Records provided:
----

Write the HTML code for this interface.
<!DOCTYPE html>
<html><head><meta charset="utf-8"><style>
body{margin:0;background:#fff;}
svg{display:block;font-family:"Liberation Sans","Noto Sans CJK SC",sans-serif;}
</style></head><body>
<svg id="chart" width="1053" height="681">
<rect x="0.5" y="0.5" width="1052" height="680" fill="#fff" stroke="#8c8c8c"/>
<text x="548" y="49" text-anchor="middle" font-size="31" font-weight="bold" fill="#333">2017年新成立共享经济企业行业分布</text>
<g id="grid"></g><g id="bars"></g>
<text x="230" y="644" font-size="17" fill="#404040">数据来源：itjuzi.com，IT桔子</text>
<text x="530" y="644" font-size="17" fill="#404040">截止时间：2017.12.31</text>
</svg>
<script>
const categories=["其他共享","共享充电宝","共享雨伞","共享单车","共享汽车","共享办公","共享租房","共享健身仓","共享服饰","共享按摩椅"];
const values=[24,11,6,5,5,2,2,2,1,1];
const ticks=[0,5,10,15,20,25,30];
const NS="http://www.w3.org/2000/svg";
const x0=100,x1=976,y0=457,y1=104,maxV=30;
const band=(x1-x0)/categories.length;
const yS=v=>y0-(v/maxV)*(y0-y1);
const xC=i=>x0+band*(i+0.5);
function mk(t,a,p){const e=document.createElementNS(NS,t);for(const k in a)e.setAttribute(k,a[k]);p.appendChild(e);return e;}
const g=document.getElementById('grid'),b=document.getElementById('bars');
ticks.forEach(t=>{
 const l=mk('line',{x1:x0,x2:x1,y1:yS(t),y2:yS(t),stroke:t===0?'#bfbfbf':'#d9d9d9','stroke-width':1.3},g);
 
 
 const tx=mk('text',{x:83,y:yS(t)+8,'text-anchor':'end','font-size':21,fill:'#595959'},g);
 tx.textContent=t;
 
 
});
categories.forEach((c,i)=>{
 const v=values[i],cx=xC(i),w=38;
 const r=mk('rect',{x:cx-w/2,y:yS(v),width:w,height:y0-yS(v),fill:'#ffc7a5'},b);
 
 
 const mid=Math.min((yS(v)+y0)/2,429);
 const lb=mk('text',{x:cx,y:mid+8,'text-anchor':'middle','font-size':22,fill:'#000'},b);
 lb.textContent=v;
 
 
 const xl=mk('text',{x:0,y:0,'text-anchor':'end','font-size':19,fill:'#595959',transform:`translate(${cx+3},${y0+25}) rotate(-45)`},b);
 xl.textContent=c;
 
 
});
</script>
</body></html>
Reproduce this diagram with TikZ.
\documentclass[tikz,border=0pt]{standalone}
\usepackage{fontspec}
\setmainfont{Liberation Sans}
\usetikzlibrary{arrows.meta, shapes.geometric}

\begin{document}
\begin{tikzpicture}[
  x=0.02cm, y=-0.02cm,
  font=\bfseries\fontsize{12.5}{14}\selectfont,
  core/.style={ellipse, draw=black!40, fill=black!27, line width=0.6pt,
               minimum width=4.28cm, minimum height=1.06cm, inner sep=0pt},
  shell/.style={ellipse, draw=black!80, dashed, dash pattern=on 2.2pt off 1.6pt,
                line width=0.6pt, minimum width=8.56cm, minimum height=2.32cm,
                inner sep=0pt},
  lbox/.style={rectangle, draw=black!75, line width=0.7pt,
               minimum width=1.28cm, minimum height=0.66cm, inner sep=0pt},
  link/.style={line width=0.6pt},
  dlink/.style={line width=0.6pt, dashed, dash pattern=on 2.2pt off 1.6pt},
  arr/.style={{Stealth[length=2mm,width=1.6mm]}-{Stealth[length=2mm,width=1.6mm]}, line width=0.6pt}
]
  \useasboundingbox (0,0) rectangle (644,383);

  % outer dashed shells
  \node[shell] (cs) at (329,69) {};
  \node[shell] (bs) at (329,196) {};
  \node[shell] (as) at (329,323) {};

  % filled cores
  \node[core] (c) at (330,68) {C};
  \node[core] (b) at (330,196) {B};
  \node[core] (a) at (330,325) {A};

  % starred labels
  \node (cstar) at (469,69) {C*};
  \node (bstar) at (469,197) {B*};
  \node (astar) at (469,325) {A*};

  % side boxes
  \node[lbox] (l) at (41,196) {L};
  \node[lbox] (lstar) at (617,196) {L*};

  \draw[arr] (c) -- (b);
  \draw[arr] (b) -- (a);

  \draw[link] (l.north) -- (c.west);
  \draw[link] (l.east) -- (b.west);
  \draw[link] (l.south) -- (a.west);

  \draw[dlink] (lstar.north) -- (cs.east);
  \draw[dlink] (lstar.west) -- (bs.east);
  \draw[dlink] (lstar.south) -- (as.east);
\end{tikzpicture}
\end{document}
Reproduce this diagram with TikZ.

----

Exercise task: Repeat every line of the data, exactly and in full.

Full response:
Write the HTML code for this interface.
<!DOCTYPE html>
<html><head><meta charset="utf-8"><style>
body{margin:0;background:#fff;}
svg{display:block;font-family:"Liberation Sans","Noto Sans CJK SC",sans-serif;}
</style></head><body>
<svg id="chart" width="1053" height="681">
<rect x="0.5" y="0.5" width="1052" height="680" fill="#fff" stroke="#8c8c8c"/>
<text x="548" y="49" text-anchor="middle" font-size="31" font-weight="bold" fill="#333">2017年新成立共享经济企业行业分布</text>
<g id="grid"></g><g id="bars"></g>
<text x="230" y="644" font-size="17" fill="#404040">数据来源：itjuzi.com，IT桔子</text>
<text x="530" y="644" font-size="17" fill="#404040">截止时间：2017.12.31</text>
</svg>
<script>
const categories=["其他共享","共享充电宝","共享雨伞","共享单车","共享汽车","共享办公","共享租房","共享健身仓","共享服饰","共享按摩椅"];
const values=[24,11,6,5,5,2,2,2,1,1];
const ticks=[0,5,10,15,20,25,30];
const NS="http://www.w3.org/2000/svg";
const x0=100,x1=976,y0=457,y1=104,maxV=30;
const band=(x1-x0)/categories.length;
const yS=v=>y0-(v/maxV)*(y0-y1);
const xC=i=>x0+band*(i+0.5);
function mk(t,a,p){const e=document.createElementNS(NS,t);for(const k in a)e.setAttribute(k,a[k]);p.appendChild(e);return e;}
const g=document.getElementById('grid'),b=document.getElementById('bars');
ticks.forEach(t=>{
 const l=mk('line',{x1:x0,x2:x1,y1:yS(t),y2:yS(t),stroke:t===0?'#bfbfbf':'#d9d9d9','stroke-width':1.3},g);
 
 
 const tx=mk('text',{x:83,y:yS(t)+8,'text-anchor':'end','font-size':21,fill:'#595959'},g);
 tx.textContent=t;
 
 
});
categories.forEach((c,i)=>{
 const v=values[i],cx=xC(i),w=38;
 const r=mk('rect',{x:cx-w/2,y:yS(v),width:w,height:y0-yS(v),fill:'#ffc7a5'},b);
 
 
 const mid=Math.min((yS(v)+y0)/2,429);
 const lb=mk('text',{x:cx,y:mid+8,'text-anchor':'middle','font-size':22,fill:'#000'},b);
 lb.textContent=v;
 
 
 const xl=mk('text',{x:0,y:0,'text-anchor':'end','font-size':19,fill:'#595959',transform:`translate(${cx+3},${y0+25}) rotate(-45)`},b);
 xl.textContent=c;
 
 
});
</script>
</body></html>
Reproduce this diagram with TikZ.
\documentclass[tikz,border=0pt]{standalone}
\usepackage{fontspec}
\setmainfont{Liberation Sans}
\usetikzlibrary{arrows.meta, shapes.geometric}

\begin{document}
\begin{tikzpicture}[
  x=0.02cm, y=-0.02cm,
  font=\bfseries\fontsize{12.5}{14}\selectfont,
  core/.style={ellipse, draw=black!40, fill=black!27, line width=0.6pt,
               minimum width=4.28cm, minimum height=1.06cm, inner sep=0pt},
  shell/.style={ellipse, draw=black!80, dashed, dash pattern=on 2.2pt off 1.6pt,
                line width=0.6pt, minimum width=8.56cm, minimum height=2.32cm,
                inner sep=0pt},
  lbox/.style={rectangle, draw=black!75, line width=0.7pt,
               minimum width=1.28cm, minimum height=0.66cm, inner sep=0pt},
  link/.style={line width=0.6pt},
  dlink/.style={line width=0.6pt, dashed, dash pattern=on 2.2pt off 1.6pt},
  arr/.style={{Stealth[length=2mm,width=1.6mm]}-{Stealth[length=2mm,width=1.6mm]}, line width=0.6pt}
]
  \useasboundingbox (0,0) rectangle (644,383);

  % outer dashed shells
  \node[shell] (cs) at (329,69) {};
  \node[shell] (bs) at (329,196) {};
  \node[shell] (as) at (329,323) {};

  % filled cores
  \node[core] (c) at (330,68) {C};
  \node[core] (b) at (330,196) {B};
  \node[core] (a) at (330,325) {A};

  % starred labels
  \node (cstar) at (469,69) {C*};
  \node (bstar) at (469,197) {B*};
  \node (astar) at (469,325) {A*};

  % side boxes
  \node[lbox] (l) at (41,196) {L};
  \node[lbox] (lstar) at (617,196) {L*};

  \draw[arr] (c) -- (b);
  \draw[arr] (b) -- (a);

  \draw[link] (l.north) -- (c.west);
  \draw[link] (l.east) -- (b.west);
  \draw[link] (l.south) -- (a.west);

  \draw[dlink] (lstar.north) -- (cs.east);
  \draw[dlink] (lstar.west) -- (bs.east);
  \draw[dlink] (lstar.south) -- (as.east);
\end{tikzpicture}
\end{document}
Reproduce this diagram with TikZ.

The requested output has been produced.